Emily Schmall Contributor

PORT-AU-PRINCE, Haiti (Feb. 1) – Nineteen Haitian medical patients, whose injuries ranged from head and spinal cord trauma to pelvic fractures and severe burns, were airlifted from the airport in Port-au-Prince today to Palm Beach, Fla., on an Air Force helicopter after the White House reinstated medical evacuations late Sunday following a five-day suspension.

The evacuations were halted Jan. 27 out of concern U.S. hospitals were being strained, according to White House Assistant Press Secretary Tommy Vietor.

"Having received assurances that additional capacity exists both here and among our international partners, we determined that we can resume these critical flights," Vietor said.

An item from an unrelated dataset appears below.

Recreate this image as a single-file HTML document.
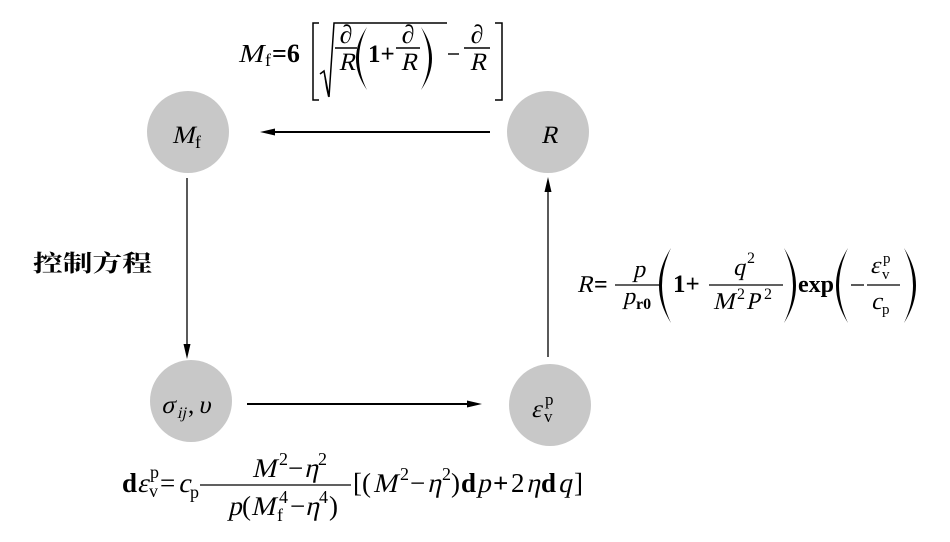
<!DOCTYPE html>
<html><head><meta charset="utf-8"><style>
html,body{margin:0;padding:0;background:#fff;}
svg{display:block;}
text{font-family:"Liberation Serif","Times New Roman",Times,"DejaVu Serif","Noto Serif CJK SC","Noto Sans CJK SC",serif;fill:#000;}
.b{font-weight:bold}
</style></head><body>
<svg width="950" height="542" viewBox="0 0 950 542" xmlns="http://www.w3.org/2000/svg">
<rect width="950" height="542" fill="#fff"/>

<!-- circles -->
<g fill="#c8c8c8">
<circle cx="188" cy="132" r="41"/>
<circle cx="548" cy="132" r="41"/>
<circle cx="191" cy="401" r="41"/>
<circle cx="550" cy="405" r="41"/>
</g>

<!-- arrows -->
<g stroke="#000" fill="none">
<line x1="490" y1="132" x2="270" y2="132" stroke-width="2"/>
<line x1="187" y1="178" x2="187" y2="350" stroke-width="1.3"/>
<line x1="247" y1="404" x2="472" y2="404" stroke-width="2"/>
<line x1="548" y1="357" x2="548" y2="186" stroke-width="1.3"/>
</g>
<g fill="#000">
<polygon points="260,132 275,128.5 275,135.5"/>
<polygon points="187,359 183.5,344 190.5,344"/>
<polygon points="482,404 467,400.5 467,407.5"/>
<polygon points="548,177 544.5,192 551.5,192"/>
</g>

<!-- node labels -->
<text transform="translate(172 143) skewX(-13)" font-size="25">M</text>
<text x="195" y="148" font-size="18">f</text>
<text transform="translate(541 143) skewX(-13)" font-size="25">R</text>
<text transform="translate(161 413) skewX(-13)" font-size="25">σ</text>
<text transform="translate(177 418) skewX(-13)" font-size="16">ij</text>
<text x="188" y="413" font-size="25">,</text>
<text transform="translate(198 413) skewX(-13)" font-size="25">υ</text>
<text transform="translate(531 417) skewX(-13)" font-size="25">ε</text>
<text x="545" y="405" font-size="17">p</text>
<text x="544" y="422" font-size="17">v</text>

<!-- Chinese label -->
<text x="33" y="271" font-size="23" font-weight="bold" textLength="119" lengthAdjust="spacingAndGlyphs">控制方程</text>

<!-- TOP FORMULA -->
<text transform="translate(238 62) skewX(-13)" font-size="26" textLength="25" lengthAdjust="spacingAndGlyphs">M</text>
<text x="265" y="66" font-size="18">f</text>
<text x="272" y="62" font-size="26" class="b">=6</text>
<g stroke="#000" fill="none" stroke-width="1.5">
<path d="M319,23 H313 V100 H319"/>
<path d="M495,23 H502 V100 H495"/>
<path d="M320,74 L324,71 L329,97 L334,23 L447,23"/>
</g>
<path d="M323.5,71.5 L329,95 L328,97 L326,88 Z" fill="#000"/>
<g fill="#000">
<path d="M367,27 Q345,58.5 367,90 Q351,58.5 367,27 Z"/>
<path d="M421,27 Q443,58.5 421,90 Q437,58.5 421,27 Z"/>
</g>
<text x="346" y="43" font-size="26" text-anchor="middle">∂</text>
<text transform="translate(347 70) skewX(-13)" font-size="25" text-anchor="middle">R</text>
<text x="368" y="62" font-size="25" class="b">1+</text>
<text x="408" y="43" font-size="26" text-anchor="middle">∂</text>
<text transform="translate(409 70) skewX(-13)" font-size="25" text-anchor="middle">R</text>
<text x="477" y="43" font-size="26" text-anchor="middle">∂</text>
<text transform="translate(478 70) skewX(-13)" font-size="25" text-anchor="middle">R</text>
<g stroke="#000" stroke-width="1.4">
<line x1="335" y1="48" x2="357" y2="48"/>
<line x1="396" y1="48" x2="420" y2="48"/>
<line x1="464" y1="48" x2="490" y2="48"/>
<line x1="448" y1="54" x2="459" y2="54"/>
</g>

<!-- RIGHT FORMULA -->
<text transform="translate(577 292) skewX(-13)" font-size="24">R</text>
<text x="594" y="292" font-size="24" class="b">=</text>
<text transform="translate(639 277) skewX(-13)" font-size="24" text-anchor="middle">p</text>
<text transform="translate(623 304) skewX(-13)" font-size="24">p</text>
<text x="636" y="309" font-size="16" class="b">r0</text>
<text x="673" y="292" font-size="25" class="b">1+</text>
<text transform="translate(733 275) skewX(-13)" font-size="24">q</text>
<text x="747" y="263" font-size="16">2</text>
<text transform="translate(713 309) skewX(-13)" font-size="24">M</text>
<text x="737" y="299" font-size="16">2</text>
<text transform="translate(746 309) skewX(-13)" font-size="24">P</text>
<text x="764" y="299" font-size="16">2</text>
<text x="798" y="292" font-size="24" class="b">exp</text>
<text transform="translate(870 273) skewX(-13)" font-size="24">ε</text>
<text x="883" y="263" font-size="15">p</text>
<text x="882" y="279" font-size="15">v</text>
<text transform="translate(871 309) skewX(-13)" font-size="24">c</text>
<text x="882" y="314" font-size="15">p</text>
<g stroke="#000" stroke-width="1.3">
<line x1="615" y1="285" x2="659" y2="285"/>
<line x1="709" y1="285" x2="783" y2="285"/>
<line x1="867" y1="285" x2="900" y2="285"/>
<line x1="851" y1="285" x2="864" y2="285"/>
</g>
<g fill="#000">
<path d="M671,248 Q647,285.5 671,323 Q653,285.5 671,248 Z"/>
<path d="M784,248 Q808,285.5 784,323 Q802,285.5 784,248 Z"/>
<path d="M848,248 Q824,285.5 848,323 Q830,285.5 848,248 Z"/>
<path d="M904,248 Q928,285.5 904,323 Q922,285.5 904,248 Z"/>
</g>

<!-- BOTTOM FORMULA -->
<text x="122" y="492" font-size="27" class="b">d</text>
<text transform="translate(137 492) skewX(-13)" font-size="27">ε</text>
<text x="150" y="478" font-size="18">p</text>
<text x="149" y="497" font-size="18">v</text>
<text x="160" y="492" font-size="27">=</text>
<text transform="translate(178 492) skewX(-13)" font-size="27">c</text>
<text x="190" y="498" font-size="18">p</text>
<line x1="200" y1="485" x2="351" y2="485" stroke="#000" stroke-width="1.3"/>
<text transform="translate(252 477) skewX(-13)" font-size="27">M</text>
<text x="279" y="465" font-size="18">2</text>
<text x="288" y="477" font-size="27">−</text>
<text transform="translate(304 477) skewX(-13)" font-size="27">η</text>
<text x="318" y="465" font-size="18">2</text>
<text transform="translate(228 515) skewX(-13)" font-size="27">p</text>
<text x="242" y="515" font-size="27">(</text>
<text transform="translate(251 515) skewX(-13)" font-size="27">M</text>
<text x="279" y="503" font-size="18">4</text>
<text x="277" y="521" font-size="18">f</text>
<text x="290" y="515" font-size="27">−</text>
<text transform="translate(305 515) skewX(-13)" font-size="27">η</text>
<text x="319" y="503" font-size="18">4</text>
<text x="329" y="515" font-size="27">)</text>
<text x="353" y="492" font-size="27">[(</text>
<text transform="translate(373 492) skewX(-13)" font-size="27">M</text>
<text x="400" y="480" font-size="18">2</text>
<text x="410" y="492" font-size="27">−</text>
<text transform="translate(427 492) skewX(-13)" font-size="27">η</text>
<text x="442" y="480" font-size="18">2</text>
<text x="451" y="492" font-size="27">)</text>
<text x="461" y="492" font-size="27" class="b">d</text>
<text transform="translate(477 492) skewX(-13)" font-size="27">p</text>
<text x="493" y="492" font-size="27" class="b">+</text>
<text x="511" y="492" font-size="27">2</text>
<text transform="translate(526 492) skewX(-13)" font-size="27">η</text>
<text x="541" y="492" font-size="27" class="b">d</text>
<text transform="translate(558 492) skewX(-13)" font-size="27">q</text>
<text x="574" y="492" font-size="27">]</text>
</svg>
</body></html>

Twelve of the patients evacuated to Palm Beach today were being treated on the USNS Comfort, a hospital ship sailing off the shores of Port-au-Prince. The rest were patients at the University of Miami's clinic on the Port-au-Prince airfield.
USNS Comfort, Haiti Medevac Flights
Jose Guzman for AOL
After a five-day suspension of medical flights, the U.S. Air Force transported 19 patients from Haiti to Palm Beach, Fla. to receive medical treatment. Here, a patient waits at the Port-au-Prince airport to be evacuated.

The Air Force, which has evacuated about half of the 500 Haitian patients flown to the United States for treatment, typically flies one medical evacuation per day, with a capacity for as many as 25 patients.

The U.S. Navy is building a 250-bed clinic on two soccer fields near the U.S. Embassy, mainly "to relieve the burden" on the Comfort, said Navy press officer John Schofield.
Col. Leonardo Protenna
Jose Guzman for AOL
Col. Leonardo Protenna, the chief of the Air Force's medical operations in Haiti, said some critically-ill patients have continued to be evacuated on private air ambulances.

Haitian patients in critical condition have continued in some cases to receive medical evacuations on private air ambulances, said Col. Leonardo Protenna, an internist and the chief of the Air Force's medical operations in Haiti. None of the hospital facilities in Haiti currently can perform neurosurgery or handle severe burn patients, he said.

Protenna could not say whether any patients had died during the five-day suspension.

"There are people who die every day in Haiti, and I can't tell whether it's because they haven't been Medevaced or not," he said.

Rose Laure Louis' house in Port-au-Prince collapsed in the Jan. 12 earthquake, injuring her parents, her sister and a cousin. Her sister, six months pregnant, stayed two days in the hospital and was among the 19 Haitians sent to Palm Beach.

"I don't know how things work there, but I am happy that we are going," said Louis, 18, who was accompanying her sister. She prepared to leave for the United States in a shower cap, shorts and sandals, carrying a plastic bag full of her sister's children's dolls.